The Great African Rift Valley – an active seismic zone


(Posted 04th November 2014)

News from Tanzania confirm an earthquake in the wider area around the political capital of Dodoma last weekend, following a series of lesser shakes over the past couple of years. The strength was reported to be 5.1 on the open ended Richter scale, the strongest Tanzania experienced over the past 9 years. In 2005 was a series of minor quakes in the area around Mt. Ol Doinyo Lengai then followed by a 6.8 jolt which was felt across much of the wider region after which relative calm returned. No major damages or injuries were so far reported from the affected area.

East Africa is traversed by a major continental fault line which runs down the Great East African Rift Valley’s two major arms, including the Albertine Rift and has a number of dormant volcanoes, the highest being Mt. Kilimanjaro, followed by Mt. Kenya and Mt. Meru.

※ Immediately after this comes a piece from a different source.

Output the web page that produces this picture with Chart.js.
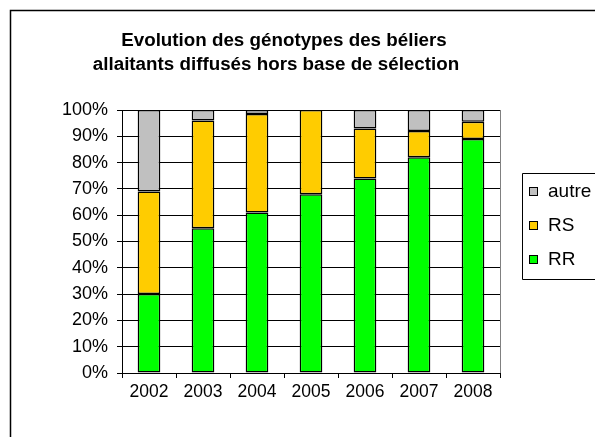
<!DOCTYPE html>
<html>
<head>
<meta charset="utf-8">
<script src="https://cdn.jsdelivr.net/npm/chart.js@4/dist/chart.umd.min.js"></script>
<style>
  html, body { margin: 0; padding: 0; background: #fff; overflow: hidden; }
  #wrap { width: 595px; height: 437px; }
</style>
</head>
<body>
<div id="wrap"><canvas id="chart" width="595" height="437"></canvas></div>
<script>
const years = ['2002', '2003', '2004', '2005', '2006', '2007', '2008'];
const rr = [30, 55, 61, 68, 74, 82, 89];
const rs = [39, 41, 37.5, 32, 19, 10, 6.5];
const autre = [31, 4, 1.5, 0, 7, 8, 4.5];
const titleLines = ['Evolution des génotypes des béliers', 'allaitants diffusés hors base de sélection'];

const FONT = 'Liberation Sans, Arial, sans-serif';

// frame, title, plot border and boxed legend (box runs off the right edge)
const decor = {
    id: 'decor',
    beforeDraw(chart) {
        const c = chart.ctx;
        c.save();
        c.fillStyle = '#fff';
        c.fillRect(0, 0, chart.width, chart.height);
        c.restore();
    },
    afterDraw(chart) {
        const c = chart.ctx;
        const a = chart.chartArea;
        c.save();
        // outer frame, only top and left are inside the picture
        c.strokeStyle = '#000';
        c.lineWidth = 1.5;
        c.beginPath();
        c.moveTo(10.5, chart.height);
        c.lineTo(10.5, 10.5);
        c.lineTo(chart.width, 10.5);
        c.stroke();
        // right side of plot area
        c.strokeStyle = '#808080';
        c.lineWidth = 1;
        c.beginPath();
        c.moveTo(Math.round(a.right) + 0.5, a.top);
        c.lineTo(Math.round(a.right) + 0.5, a.bottom);
        c.stroke();
        // title
        c.fillStyle = '#000';
        c.font = 'bold 18.8px ' + FONT;
        c.textAlign = 'center';
        c.textBaseline = 'middle';
        c.fillText(titleLines[0], 284, 41);
        c.fillText(titleLines[1], 276, 65);
        // legend
        c.strokeStyle = '#000';
        c.lineWidth = 1;
        c.beginPath();
        c.moveTo(chart.width, 173.5);
        c.lineTo(522.5, 173.5);
        c.lineTo(522.5, 279.5);
        c.lineTo(chart.width, 279.5);
        c.stroke();
        c.font = '19px ' + FONT;
        c.textAlign = 'left';
        const ds = chart.data.datasets.slice().reverse();
        ds.forEach((d, i) => {
            const y = 192 + i * 34;
            c.fillStyle = d.backgroundColor;
            c.fillRect(529.5, y - 4.5, 8, 8);
            c.strokeRect(529.5, y - 4.5, 8, 8);
            c.fillStyle = '#000';
            c.fillText(d.label, 548, y);
        });
        c.restore();
    }
};

new Chart(document.getElementById('chart'), {
    type: 'bar',
    data: {
        labels: years,
        datasets: [
            { label: 'RR', data: rr, backgroundColor: '#00FF00' },
            { label: 'RS', data: rs, backgroundColor: '#FFCC00' },
            { label: 'autre', data: autre, backgroundColor: '#C0C0C0' }
        ].map(d => Object.assign(d, {
            borderColor: '#000',
            borderWidth: 1.5,
            borderSkipped: false,
            categoryPercentage: 1,
            barPercentage: 0.42
        }))
    },
    options: {
        responsive: false,
        animation: false,
        layout: { padding: { left: 10, top: 110, right: 95, bottom: 0 } },
        plugins: {
            legend: { display: false },
            title: { display: false },
            tooltip: { enabled: false }
        },
        scales: {
            x: {
                stacked: true,
                grid: { offset: true, drawOnChartArea: false, drawTicks: true, tickLength: 5, color: '#000' },
                border: { color: '#000', width: 1 },
                ticks: { color: '#000', font: { family: FONT, size: 17.5 }, padding: 4, maxRotation: 0 },
                afterFit(s) { s.height = 64; }
            },
            y: {
                stacked: true,
                min: 0,
                max: 100,
                grid: { color: '#000', lineWidth: 1, tickLength: 5 },
                border: { color: '#000', width: 1 },
                ticks: {
                    stepSize: 10,
                    color: '#000',
                    font: { family: FONT, size: 18 },
                    padding: 9,
                    callback: v => v + '%'
                },
                afterFit(s) { s.width = 112; }
            }
        }
    },
    plugins: [decor]
});
</script>
</body>
</html>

However there are a number of other Holocene volcanoes in Tanzania but none active like Ol Doinyo Lengai which towers over the Lake Natron plains. Ol Doinyo Lengai however pales in terms of activity compared with Eastern Congo’s Mt. Nyiragongo which is the arguably one of the most active in the wider Eastern African region. One of the eight Virunga volcanoes, six of the others being extinct, is Nyiragongo towering over the town of Goma and has erupted several times over the past decades, the worst of the recent eruptions in 2002 having swept into the city and into Lake Kivu but also across part of the airport’s runway. In 2006 and 2010 did other eruptions follow but of lesser magnitude. A second of the eight is also active, Mt. Nyamuragira, with over 40 recorded eruptions over the past 130 years, showing that the forces of nature continue to lay in wait and need constant watching.